Ruxolitinib Cream 1.5% Significantly Improves Chronic Hand Dermatitis at 4 Weeks

Hannah Smith, BA

Credit: LinkedIn

Ruxolitinib cream 1.5% was significantly efficacious in treating chronic hand dermatitis over 4 weeks, according to new findings that may indicate breakthrough potential for the topical Janus kinase (JAK) inhibitor in a patient population currently without marketed treatment options.1

In late-breaking data presented at the Revolutionizing Atopic Dermatitis (RAD) 2023 Spring Conference in Washington, DC, this weekend, investigators from the University of Rochester Medical Center’s department of dermatology reported significant improvements in skin clearance, itch relief and quality of life among patients with chronic hand disease who received ruxolitinib cream 1.5%.

The 4-week interim analysis from an ongoing 12-week study funded by Incyte could support the progression of ruxolitinib cream toward a US Food and Drug Administration (FDA) application as the potentially first drug indicated to treat chronic hand disease.

Presented by Hannah D. Smith, BA, a medical student with the University of Rochester School of Medicine, the interim analysis sought to address chronic hand disease—a uniquely presenting and burdensome condition across individual patients—with a broadly efficacious topical agent in ruxolitinib cream 1.5%.

“It’s a very heterogenous disorder with multiple etiologies and morphologies such as irritant contact dermatitis, allergic contact dermatitis, atopic dermatitis, hyperkeratotic hand eczema, dyshidrotic hand eczema, and so on,” Smith said. “The lifetime prevalence of chronic hand eczema is 14.5%, and the prevalence is about 3-4 times higher in patients with atopic dermatitis.”

What’s more, approximately three-fourths of patients with the condition suffer from low measures of quality of life (QoL), Smith noted; current strategies for treatment are less successful and dissatisfactory for patients and clinicians alike.

The proof-of-concept, open-label assessment included 14 patients from the Rochester department with moderate to severe recalcitrant chronic hand dermatitis per Investigators Global Assessment (IGA) scores ≥2. Smith and colleagues assessed ruxolitnib cream 1.5% efficacy per IGA, Hand Eczema Severity Index (HESCI), Numerical Rating Scale (NRS) and Dermatology Life Quality Index (DLQI) improvement.

Patients underwent treatment and screening following a washout period, receiving twice-daily ruxolitinib cream 1.5%.

At 4 weeks, the treatment was associated with significant clinical improvements.
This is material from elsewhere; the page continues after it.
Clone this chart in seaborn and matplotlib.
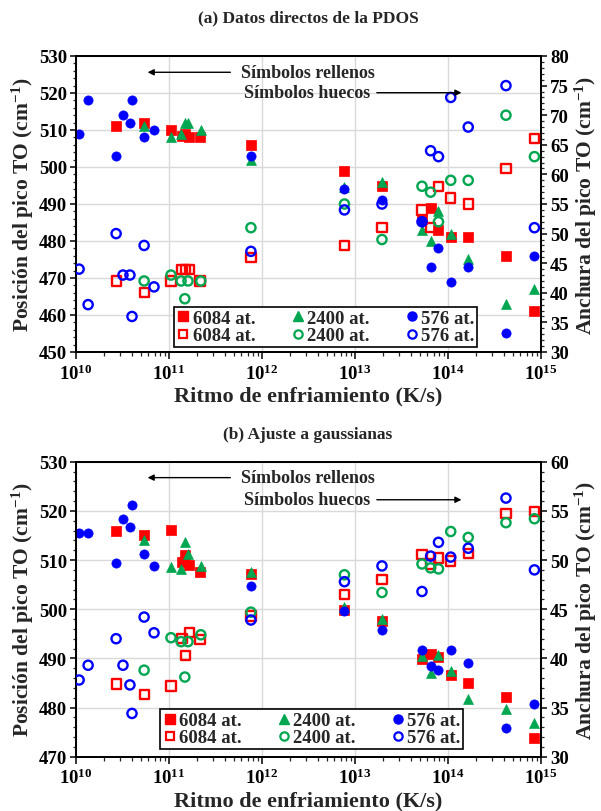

All patients achieved HESCI-50; two thirds (64%) achieved HESCI-75 (P <.001).

Another 79% of patients achieved a ≥2-point reduction in baseline IGA. A similar rate (71%) achieved a ≥2-point improvement in 24-hour itch score per NRS; another 57% had a ≥4-point improvement (P <.001). Every treated patient reported an improvement in DLQI from baseline to 4 weeks (P <.01).

Investigators additionally observed no treatment-related adverse events, nor any need for rescue medication among patients receiving ruxolitinib cream 1.5%.

Smith and colleagues concluded from their interim analysis that ruxolitinib cream 1.5% may provide efficacious and tolerable benefit for moderate to severe chronic hand dermatitis—as well as significant benefit to QoL—as assessments continue.

“The trial is ongoing to evaluate these outcomes at 12 weeks, and we have our last pariticpant finishing treatment at the end of May,” Smith said. “This is the first study evaluating the efficacy of ruxolitinib cream on chronic hand dermatitis—as far as we know—and reveals a breakthrough therapeutic for a challenging disease.”

References

  1. Smith H, Moy A, Benedetto A. Ruxolitinib 1.5% cream efficacy data for moderate-to-severe chronic hand dermatitis: Open-label trial 4-weeks interim analysis. Paper presented at: Revolutionizing Atopic Dermatitis 2023 Spring Conference; April 29 – May 1, 2023; Washington, DC. Accessed April 30, 2023.